Depremzede Çetin dışarı çıkarıldığında panik yaşamaması için kurtarma ekiplerinden alkış ya da kutlama yapmaması istenirken, ambulansın hastaneye gitmesinin ardından tüm ekipler birbirlerine sarılarak kutlama yaptı.
Muhammed Cafer’i kurtaran ekipte bulunan Madenci Ercan Çömlek, “Zonguldak’tan geldik. Ülkemizin başı sağolsun. Sevinçliyiz, mutluyuz, söylenecek bir şey yok. Arkadaşımızı sağ salim aldık. Çok mutluyuz. Et yemeği istedi, su istedi, arkadaşa yemek borcumuz var” dedi. -
177 saat sonra 7 yaşındaki Hivay kurtarıldı
Kahramanmaraş merkezli depremlerin yıkıma neden olduğu Adıyaman’da 7’nci gününde de arama kurtarma çalışmaları hız kesmeden devam ediyor.

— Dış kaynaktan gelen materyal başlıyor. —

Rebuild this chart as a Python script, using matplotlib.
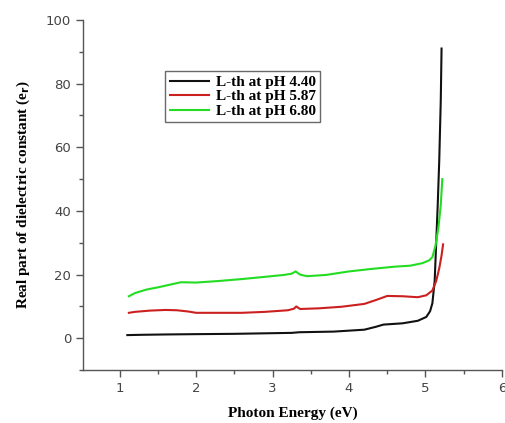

Bitlis’ten Adıyaman’a sevk edilen JÖH arama kurtarma ekipleri, merkeze bağlı Alitaşı Mahallesi 1246. Sokak Bozbey Apartmanı enkazında yapılan arama ve tespit çalışmaları sonucunda Hivay Üşer’i sağ olarak çıkardı.
Saatler süren çalışma sonucunda enkazdan sağ olarak çıkarılan Üşer, sedyeye alınıp ambulansa taşındı. Bölgede arama kurtarma çalışmaları devam ediyor.